The line holding "0.090, 0.163, 0.086, 0.195, 0.124, 0.163, 0.107, 0.213, 0.190]" is the last one to output; start at the first line of the data, keep every line in between exactly, and leave out pictures.

**PROVIDED DATA:**
_____
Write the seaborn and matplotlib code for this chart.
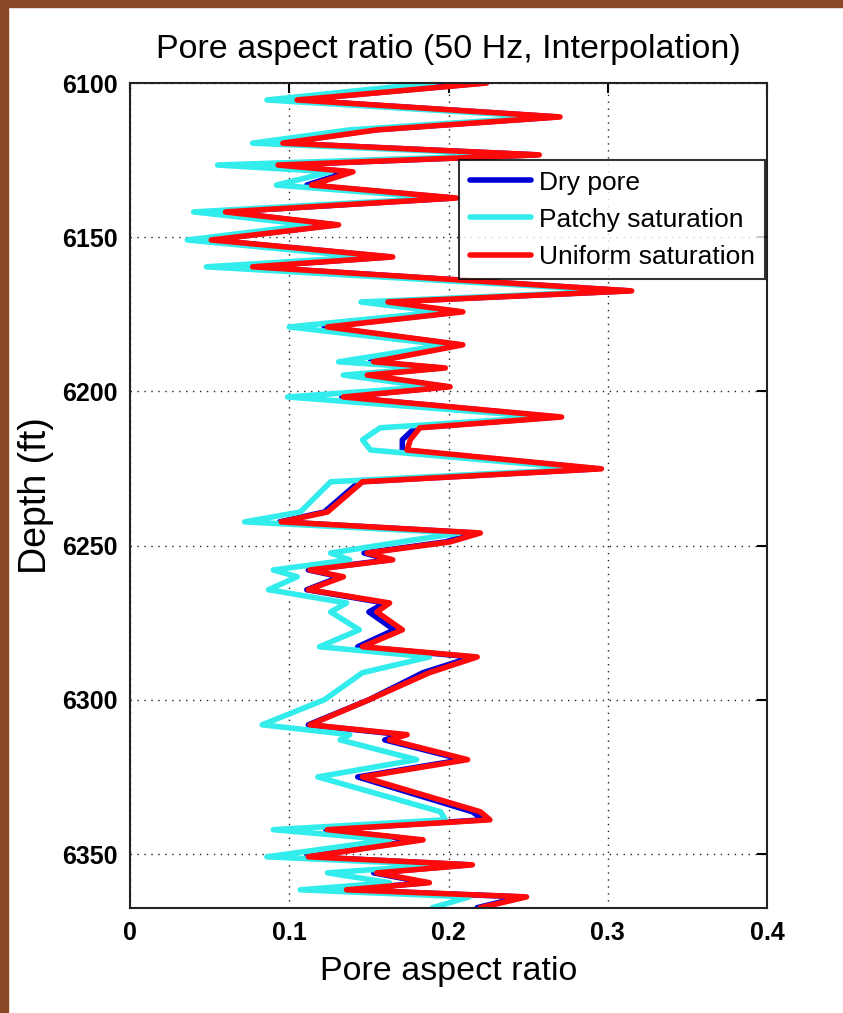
import matplotlib
matplotlib.use("Agg")
import matplotlib.pyplot as plt
import matplotlib.patches as mpatches
import seaborn as sns
import pandas as pd

# Depth samples (ft) shared by the three pore-aspect-ratio logs
depth = [6100.0, 6105.5, 6111.0, 6115.2, 6119.5, 6123.3, 6126.6, 6128.8, 6133.1,
         6137.3, 6141.8, 6146.0, 6150.9, 6156.4, 6159.6, 6167.4, 6171.0, 6174.2,
         6179.1, 6184.9, 6190.4, 6192.4, 6194.7, 6198.5, 6201.8, 6208.3, 6211.8,
         6215.7, 6219.0, 6225.1, 6229.3, 6239.1, 6242.3, 6245.9, 6248.8, 6252.4,
         6254.6, 6257.9, 6260.1, 6264.3, 6268.6, 6271.5, 6277.3, 6282.8, 6286.1,
         6291.2, 6300.0, 6308.1, 6311.3, 6313.0, 6319.4, 6325.0, 6336.3, 6338.9,
         6342.1, 6345.4, 6350.9, 6353.5, 6356.1, 6359.3, 6361.6, 6363.9, 6367.4]

dry_pore = [0.222, 0.104, 0.268, 0.153, 0.095, 0.255, 0.092, 0.137, 0.111,
            0.203, 0.059, 0.129, 0.050, 0.163, 0.076, 0.313, 0.159, 0.206,
            0.122, 0.207, 0.151, 0.195, 0.146, 0.199, 0.133, 0.268, 0.179,
            0.171, 0.171, 0.293, 0.144, 0.122, 0.094, 0.217, 0.198, 0.147,
            0.163, 0.112, 0.132, 0.111, 0.160, 0.150, 0.166, 0.143, 0.215,
            0.184, 0.150, 0.112, 0.171, 0.160, 0.209, 0.143, 0.215, 0.222,
            0.123, 0.181, 0.111, 0.213, 0.153, 0.186, 0.135, 0.246, 0.218]

patchy_saturation = [0.190, 0.086, 0.261, 0.138, 0.077, 0.245, 0.055, 0.126, 0.092,
                     0.195, 0.040, 0.113, 0.036, 0.148, 0.048, 0.308, 0.145, 0.195,
                     0.100, 0.198, 0.131, 0.188, 0.134, 0.188, 0.099, 0.261, 0.157,
                     0.146, 0.151, 0.286, 0.126, 0.107, 0.072, 0.207, 0.170, 0.126,
                     0.138, 0.090, 0.105, 0.087, 0.136, 0.126, 0.144, 0.119, 0.188,
                     0.146, 0.122, 0.083, 0.138, 0.132, 0.180, 0.118, 0.195, 0.198,
                     0.090, 0.163, 0.086, 0.195, 0.124, 0.163, 0.107, 0.213, 0.190]

uniform_saturation = [0.224, 0.105, 0.270, 0.155, 0.096, 0.257, 0.093, 0.140, 0.114,
                      0.205, 0.060, 0.131, 0.051, 0.165, 0.077, 0.315, 0.162, 0.209,
                      0.124, 0.209, 0.153, 0.198, 0.149, 0.201, 0.134, 0.271, 0.182,
                      0.176, 0.174, 0.296, 0.146, 0.124, 0.095, 0.220, 0.201, 0.149,
                      0.165, 0.113, 0.134, 0.112, 0.163, 0.155, 0.171, 0.146, 0.218,
                      0.188, 0.150, 0.113, 0.174, 0.163, 0.212, 0.146, 0.220, 0.226,
                      0.124, 0.184, 0.112, 0.215, 0.155, 0.188, 0.136, 0.249, 0.220]

series_names = ["Dry pore", "Patchy saturation", "Uniform saturation"]
series_colors = ["#0000d8", "#33ecec", "#ff0a0a"]
x_ticks = [0, 0.1, 0.2, 0.3, 0.4]
x_tick_labels = ["0", "0.1", "0.2", "0.3", "0.4"]
y_ticks = [6100, 6150, 6200, 6250, 6300, 6350]

rows = []
for name, vals in zip(series_names, [dry_pore, patchy_saturation, uniform_saturation]):
    for order, (d, v) in enumerate(zip(depth, vals)):
        rows.append({"series": name, "depth": d, "ratio": v, "order": order})
df = pd.DataFrame(rows)

sns.set_style("white")
plt.rcParams["font.family"] = ["Liberation Sans", "DejaVu Sans"]
plt.rcParams["text.color"] = "black"
plt.rcParams["axes.labelcolor"] = "black"
plt.rcParams["xtick.color"] = "black"
plt.rcParams["ytick.color"] = "black"

fig = plt.figure(figsize=(8.43, 10.13), dpi=100, facecolor="white")
ax = fig.add_axes([130 / 843, 1 - 908 / 1013, (767 - 130) / 843, (908 - 83) / 1013])

sns.lineplot(data=df, x="ratio", y="depth", hue="series", hue_order=series_names,
             palette=dict(zip(series_names, series_colors)), sort=False,
             estimator=None, orient="y", linewidth=4, ax=ax)

ax.set_xlim(0, 0.4)
ax.set_ylim(6367.5, 6100)
ax.set_xticks(x_ticks)
ax.set_xticklabels(x_tick_labels)
ax.set_yticks(y_ticks)
ax.grid(True, linestyle=(0, (1, 4)), color="#222222", linewidth=1.0)
ax.tick_params(direction="in", length=7, width=1.5, top=True, right=True,
               labelsize=18, pad=9)
for lbl in ax.get_xticklabels() + ax.get_yticklabels():
    lbl.set_fontweight("bold")
for sp in ax.spines.values():
    sp.set_color("#222222")
    sp.set_linewidth(1.5)

ax.set_xlabel("Pore aspect ratio", fontsize=24.5, labelpad=8)
ax.set_ylabel("Depth (ft)", fontsize=27, labelpad=6)
ax.set_title("Pore aspect ratio (50 Hz, Interpolation)", fontsize=24.5, pad=18)

leg = ax.legend(loc="upper right", bbox_to_anchor=(0.997, 0.9067), fontsize=19,
                frameon=True, fancybox=False, handlelength=2.3, handletextpad=0.3,
                borderpad=0.4, labelspacing=0.5, borderaxespad=0)
leg.get_frame().set_edgecolor("black")
leg.get_frame().set_linewidth(1.5)
for line in leg.get_lines():
    line.set_linewidth(4)

# slide border around the figure
brown = "#8a4826"
fig.patches.append(mpatches.Rectangle((0, 0), 8 / 843, 1, transform=fig.transFigure,
                                      color=brown, zorder=-1))
fig.patches.append(mpatches.Rectangle((0, 1 - 7 / 1013), 1, 7 / 1013,
                                      transform=fig.transFigure, color=brown, zorder=-1))

fig.savefig("out.png", dpi=100, facecolor=fig.get_facecolor())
_____
**WRITTEN RESPONSE:**
Write the seaborn and matplotlib code for this chart.
import matplotlib
matplotlib.use("Agg")
import matplotlib.pyplot as plt
import matplotlib.patches as mpatches
import seaborn as sns
import pandas as pd

# Depth samples (ft) shared by the three pore-aspect-ratio logs
depth = [6100.0, 6105.5, 6111.0, 6115.2, 6119.5, 6123.3, 6126.6, 6128.8, 6133.1,
         6137.3, 6141.8, 6146.0, 6150.9, 6156.4, 6159.6, 6167.4, 6171.0, 6174.2,
         6179.1, 6184.9, 6190.4, 6192.4, 6194.7, 6198.5, 6201.8, 6208.3, 6211.8,
         6215.7, 6219.0, 6225.1, 6229.3, 6239.1, 6242.3, 6245.9, 6248.8, 6252.4,
         6254.6, 6257.9, 6260.1, 6264.3, 6268.6, 6271.5, 6277.3, 6282.8, 6286.1,
         6291.2, 6300.0, 6308.1, 6311.3, 6313.0, 6319.4, 6325.0, 6336.3, 6338.9,
         6342.1, 6345.4, 6350.9, 6353.5, 6356.1, 6359.3, 6361.6, 6363.9, 6367.4]

dry_pore = [0.222, 0.104, 0.268, 0.153, 0.095, 0.255, 0.092, 0.137, 0.111,
            0.203, 0.059, 0.129, 0.050, 0.163, 0.076, 0.313, 0.159, 0.206,
            0.122, 0.207, 0.151, 0.195, 0.146, 0.199, 0.133, 0.268, 0.179,
            0.171, 0.171, 0.293, 0.144, 0.122, 0.094, 0.217, 0.198, 0.147,
            0.163, 0.112, 0.132, 0.111, 0.160, 0.150, 0.166, 0.143, 0.215,
            0.184, 0.150, 0.112, 0.171, 0.160, 0.209, 0.143, 0.215, 0.222,
            0.123, 0.181, 0.111, 0.213, 0.153, 0.186, 0.135, 0.246, 0.218]

patchy_saturation = [0.190, 0.086, 0.261, 0.138, 0.077, 0.245, 0.055, 0.126, 0.092,
                     0.195, 0.040, 0.113, 0.036, 0.148, 0.048, 0.308, 0.145, 0.195,
                     0.100, 0.198, 0.131, 0.188, 0.134, 0.188, 0.099, 0.261, 0.157,
                     0.146, 0.151, 0.286, 0.126, 0.107, 0.072, 0.207, 0.170, 0.126,
                     0.138, 0.090, 0.105, 0.087, 0.136, 0.126, 0.144, 0.119, 0.188,
                     0.146, 0.122, 0.083, 0.138, 0.132, 0.180, 0.118, 0.195, 0.198,
                     0.090, 0.163, 0.086, 0.195, 0.124, 0.163, 0.107, 0.213, 0.190]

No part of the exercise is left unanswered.